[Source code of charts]
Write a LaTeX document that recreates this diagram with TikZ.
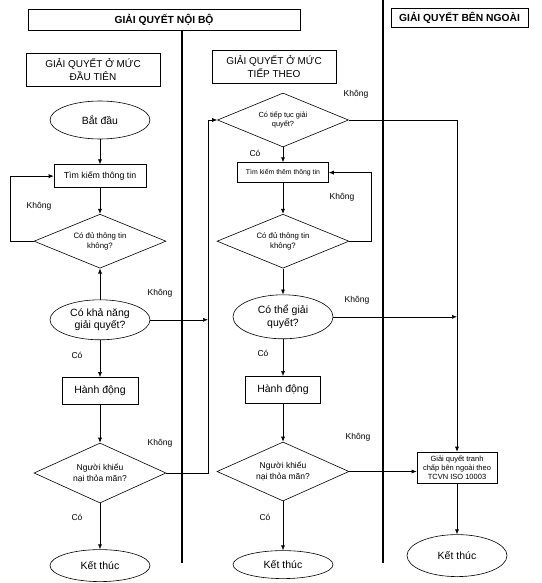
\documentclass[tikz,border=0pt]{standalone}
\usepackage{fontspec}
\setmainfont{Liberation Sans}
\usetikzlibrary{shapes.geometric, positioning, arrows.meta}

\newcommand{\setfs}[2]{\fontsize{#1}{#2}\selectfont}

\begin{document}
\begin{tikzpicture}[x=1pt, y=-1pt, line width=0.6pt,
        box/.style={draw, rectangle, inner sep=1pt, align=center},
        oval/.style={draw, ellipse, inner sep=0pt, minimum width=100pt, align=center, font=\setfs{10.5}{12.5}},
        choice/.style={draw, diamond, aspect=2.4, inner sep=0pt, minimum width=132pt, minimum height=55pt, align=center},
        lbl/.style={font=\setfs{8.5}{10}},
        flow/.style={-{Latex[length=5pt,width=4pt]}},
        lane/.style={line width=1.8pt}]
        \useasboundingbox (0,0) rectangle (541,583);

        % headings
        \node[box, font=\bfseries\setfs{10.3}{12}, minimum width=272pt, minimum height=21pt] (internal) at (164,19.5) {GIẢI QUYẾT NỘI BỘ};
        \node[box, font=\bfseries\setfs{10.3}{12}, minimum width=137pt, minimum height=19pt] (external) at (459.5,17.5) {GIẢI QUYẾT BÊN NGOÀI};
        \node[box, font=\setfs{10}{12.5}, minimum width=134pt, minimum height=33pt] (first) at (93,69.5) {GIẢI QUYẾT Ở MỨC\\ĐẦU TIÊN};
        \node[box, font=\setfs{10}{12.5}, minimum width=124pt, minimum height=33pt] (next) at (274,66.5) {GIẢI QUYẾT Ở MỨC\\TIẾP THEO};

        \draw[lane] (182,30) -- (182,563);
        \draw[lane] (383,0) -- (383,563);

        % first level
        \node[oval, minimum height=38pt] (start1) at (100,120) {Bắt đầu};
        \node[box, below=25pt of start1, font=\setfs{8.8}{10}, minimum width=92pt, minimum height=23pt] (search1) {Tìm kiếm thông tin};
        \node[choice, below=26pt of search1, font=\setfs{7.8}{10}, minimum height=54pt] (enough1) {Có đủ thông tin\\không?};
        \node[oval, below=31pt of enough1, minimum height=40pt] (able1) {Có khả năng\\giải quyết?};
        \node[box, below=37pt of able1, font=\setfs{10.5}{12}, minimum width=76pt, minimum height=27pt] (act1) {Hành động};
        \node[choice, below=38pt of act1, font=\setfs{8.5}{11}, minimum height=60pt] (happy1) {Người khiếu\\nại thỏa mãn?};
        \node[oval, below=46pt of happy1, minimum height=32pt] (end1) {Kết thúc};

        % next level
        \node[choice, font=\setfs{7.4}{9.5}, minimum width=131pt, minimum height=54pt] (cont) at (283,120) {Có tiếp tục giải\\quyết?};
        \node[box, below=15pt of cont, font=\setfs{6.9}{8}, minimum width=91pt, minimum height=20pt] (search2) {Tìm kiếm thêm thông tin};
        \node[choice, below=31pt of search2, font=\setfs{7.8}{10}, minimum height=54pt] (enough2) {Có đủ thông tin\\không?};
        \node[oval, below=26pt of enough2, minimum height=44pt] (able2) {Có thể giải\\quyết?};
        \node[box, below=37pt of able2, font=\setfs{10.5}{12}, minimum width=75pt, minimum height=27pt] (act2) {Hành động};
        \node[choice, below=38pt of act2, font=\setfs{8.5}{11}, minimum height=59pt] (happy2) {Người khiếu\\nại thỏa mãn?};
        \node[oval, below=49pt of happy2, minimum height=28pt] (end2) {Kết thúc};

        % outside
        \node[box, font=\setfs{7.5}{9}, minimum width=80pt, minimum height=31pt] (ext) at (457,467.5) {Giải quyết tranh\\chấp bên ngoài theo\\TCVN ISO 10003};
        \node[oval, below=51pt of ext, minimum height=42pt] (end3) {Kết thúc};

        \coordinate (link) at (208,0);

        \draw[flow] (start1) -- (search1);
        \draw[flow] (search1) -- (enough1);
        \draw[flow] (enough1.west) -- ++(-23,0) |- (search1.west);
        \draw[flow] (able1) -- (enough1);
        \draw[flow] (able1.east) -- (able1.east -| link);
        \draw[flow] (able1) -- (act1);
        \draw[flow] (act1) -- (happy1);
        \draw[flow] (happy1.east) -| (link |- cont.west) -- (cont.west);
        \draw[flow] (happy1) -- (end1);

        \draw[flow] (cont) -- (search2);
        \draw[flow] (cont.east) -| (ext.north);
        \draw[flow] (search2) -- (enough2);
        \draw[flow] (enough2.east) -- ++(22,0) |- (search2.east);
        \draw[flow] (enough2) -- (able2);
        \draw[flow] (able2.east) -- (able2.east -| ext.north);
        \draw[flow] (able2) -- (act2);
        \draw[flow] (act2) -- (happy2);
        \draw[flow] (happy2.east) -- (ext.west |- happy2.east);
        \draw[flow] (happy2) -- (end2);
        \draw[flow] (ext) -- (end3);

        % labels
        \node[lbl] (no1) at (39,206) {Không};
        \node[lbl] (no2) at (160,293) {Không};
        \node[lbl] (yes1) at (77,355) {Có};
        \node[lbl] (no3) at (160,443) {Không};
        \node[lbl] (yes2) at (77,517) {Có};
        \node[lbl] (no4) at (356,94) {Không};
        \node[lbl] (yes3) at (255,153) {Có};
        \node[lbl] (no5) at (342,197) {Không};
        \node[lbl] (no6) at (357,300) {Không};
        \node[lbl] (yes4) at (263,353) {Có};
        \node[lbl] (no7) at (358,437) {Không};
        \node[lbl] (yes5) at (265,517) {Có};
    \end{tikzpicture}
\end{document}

==

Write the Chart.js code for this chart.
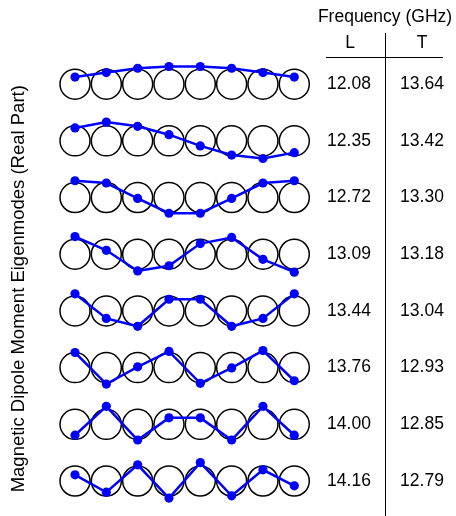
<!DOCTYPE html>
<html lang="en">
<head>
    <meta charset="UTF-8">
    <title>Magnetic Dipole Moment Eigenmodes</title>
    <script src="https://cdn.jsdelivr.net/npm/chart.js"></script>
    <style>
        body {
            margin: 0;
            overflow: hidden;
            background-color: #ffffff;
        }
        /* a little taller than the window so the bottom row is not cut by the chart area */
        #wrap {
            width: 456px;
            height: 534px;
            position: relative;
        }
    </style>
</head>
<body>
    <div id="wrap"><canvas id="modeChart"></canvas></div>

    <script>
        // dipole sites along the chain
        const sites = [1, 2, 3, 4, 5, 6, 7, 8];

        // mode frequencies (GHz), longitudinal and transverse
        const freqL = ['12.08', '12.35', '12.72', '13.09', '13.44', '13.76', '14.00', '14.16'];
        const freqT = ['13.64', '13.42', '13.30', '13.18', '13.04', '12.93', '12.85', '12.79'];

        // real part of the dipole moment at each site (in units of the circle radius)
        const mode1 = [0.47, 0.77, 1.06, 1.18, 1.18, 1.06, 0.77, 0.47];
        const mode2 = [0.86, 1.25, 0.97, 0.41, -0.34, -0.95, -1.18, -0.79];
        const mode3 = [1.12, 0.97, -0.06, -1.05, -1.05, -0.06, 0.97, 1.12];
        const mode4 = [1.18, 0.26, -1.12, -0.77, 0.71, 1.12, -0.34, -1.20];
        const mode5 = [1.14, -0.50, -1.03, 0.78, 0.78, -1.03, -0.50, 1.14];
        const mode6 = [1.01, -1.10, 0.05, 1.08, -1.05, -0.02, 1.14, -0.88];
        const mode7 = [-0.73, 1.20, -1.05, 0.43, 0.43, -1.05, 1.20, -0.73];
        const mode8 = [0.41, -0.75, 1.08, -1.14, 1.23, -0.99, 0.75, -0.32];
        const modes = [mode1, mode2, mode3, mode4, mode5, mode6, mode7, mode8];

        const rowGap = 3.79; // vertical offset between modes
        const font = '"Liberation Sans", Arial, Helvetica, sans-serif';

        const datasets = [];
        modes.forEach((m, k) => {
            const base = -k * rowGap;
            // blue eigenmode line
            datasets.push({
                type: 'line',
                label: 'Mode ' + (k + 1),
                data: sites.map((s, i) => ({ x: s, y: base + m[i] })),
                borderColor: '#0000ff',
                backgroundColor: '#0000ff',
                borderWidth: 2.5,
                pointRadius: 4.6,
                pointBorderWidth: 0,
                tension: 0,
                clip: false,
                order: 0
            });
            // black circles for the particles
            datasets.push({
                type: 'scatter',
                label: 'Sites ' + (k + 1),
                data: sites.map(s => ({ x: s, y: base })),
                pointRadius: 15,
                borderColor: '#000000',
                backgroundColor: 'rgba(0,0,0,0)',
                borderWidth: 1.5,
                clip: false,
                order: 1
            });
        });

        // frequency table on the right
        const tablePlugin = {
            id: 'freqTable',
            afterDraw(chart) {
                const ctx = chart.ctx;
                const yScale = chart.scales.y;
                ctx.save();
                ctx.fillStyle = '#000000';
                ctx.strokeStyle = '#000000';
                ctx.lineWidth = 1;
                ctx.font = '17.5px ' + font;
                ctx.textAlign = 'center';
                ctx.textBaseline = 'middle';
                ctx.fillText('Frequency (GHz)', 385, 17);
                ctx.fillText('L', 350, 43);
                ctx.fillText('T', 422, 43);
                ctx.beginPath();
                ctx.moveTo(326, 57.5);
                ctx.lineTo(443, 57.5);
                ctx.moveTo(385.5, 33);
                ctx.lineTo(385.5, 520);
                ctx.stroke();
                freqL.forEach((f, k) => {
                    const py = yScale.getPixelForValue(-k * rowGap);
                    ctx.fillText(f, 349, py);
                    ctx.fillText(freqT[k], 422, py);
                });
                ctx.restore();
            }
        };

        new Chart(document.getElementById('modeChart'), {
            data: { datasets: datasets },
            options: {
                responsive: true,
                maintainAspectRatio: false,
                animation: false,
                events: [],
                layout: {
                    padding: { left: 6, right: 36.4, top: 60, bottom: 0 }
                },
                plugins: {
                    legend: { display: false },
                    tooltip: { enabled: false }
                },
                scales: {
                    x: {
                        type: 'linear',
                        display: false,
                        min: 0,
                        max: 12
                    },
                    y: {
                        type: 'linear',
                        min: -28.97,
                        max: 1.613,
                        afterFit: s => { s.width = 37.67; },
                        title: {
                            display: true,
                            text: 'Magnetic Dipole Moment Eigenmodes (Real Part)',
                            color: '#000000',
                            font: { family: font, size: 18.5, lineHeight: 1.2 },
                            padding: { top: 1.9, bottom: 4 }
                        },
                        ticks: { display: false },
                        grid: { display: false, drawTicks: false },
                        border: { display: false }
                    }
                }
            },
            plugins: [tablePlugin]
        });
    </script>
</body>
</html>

> _Set exercise_
Quote only the lines running from the line with "Write the Chart.js code for this chart." to the line with "Arial, Helvetica, sans-serif';", ends included, exactly as they appear and without the pictures.

> _Full output_
Write the Chart.js code for this chart.
<!DOCTYPE html>
<html lang="en">
<head>
    <meta charset="UTF-8">
    <title>Magnetic Dipole Moment Eigenmodes</title>
    <script src="https://cdn.jsdelivr.net/npm/chart.js"></script>
    <style>
        body {
            margin: 0;
            overflow: hidden;
            background-color: #ffffff;
        }
        /* a little taller than the window so the bottom row is not cut by the chart area */
        #wrap {
            width: 456px;
            height: 534px;
            position: relative;
        }
    </style>
</head>
<body>
    <div id="wrap"><canvas id="modeChart"></canvas></div>

    <script>
        // dipole sites along the chain
        const sites = [1, 2, 3, 4, 5, 6, 7, 8];

        // mode frequencies (GHz), longitudinal and transverse
        const freqL = ['12.08', '12.35', '12.72', '13.09', '13.44', '13.76', '14.00', '14.16'];
        const freqT = ['13.64', '13.42', '13.30', '13.18', '13.04', '12.93', '12.85', '12.79'];

        // real part of the dipole moment at each site (in units of the circle radius)
        const mode1 = [0.47, 0.77, 1.06, 1.18, 1.18, 1.06, 0.77, 0.47];
        const mode2 = [0.86, 1.25, 0.97, 0.41, -0.34, -0.95, -1.18, -0.79];
        const mode3 = [1.12, 0.97, -0.06, -1.05, -1.05, -0.06, 0.97, 1.12];
        const mode4 = [1.18, 0.26, -1.12, -0.77, 0.71, 1.12, -0.34, -1.20];
        const mode5 = [1.14, -0.50, -1.03, 0.78, 0.78, -1.03, -0.50, 1.14];
        const mode6 = [1.01, -1.10, 0.05, 1.08, -1.05, -0.02, 1.14, -0.88];
        const mode7 = [-0.73, 1.20, -1.05, 0.43, 0.43, -1.05, 1.20, -0.73];
        const mode8 = [0.41, -0.75, 1.08, -1.14, 1.23, -0.99, 0.75, -0.32];
        const modes = [mode1, mode2, mode3, mode4, mode5, mode6, mode7, mode8];

        const rowGap = 3.79; // vertical offset between modes
        const font = '"Liberation Sans", Arial, Helvetica, sans-serif';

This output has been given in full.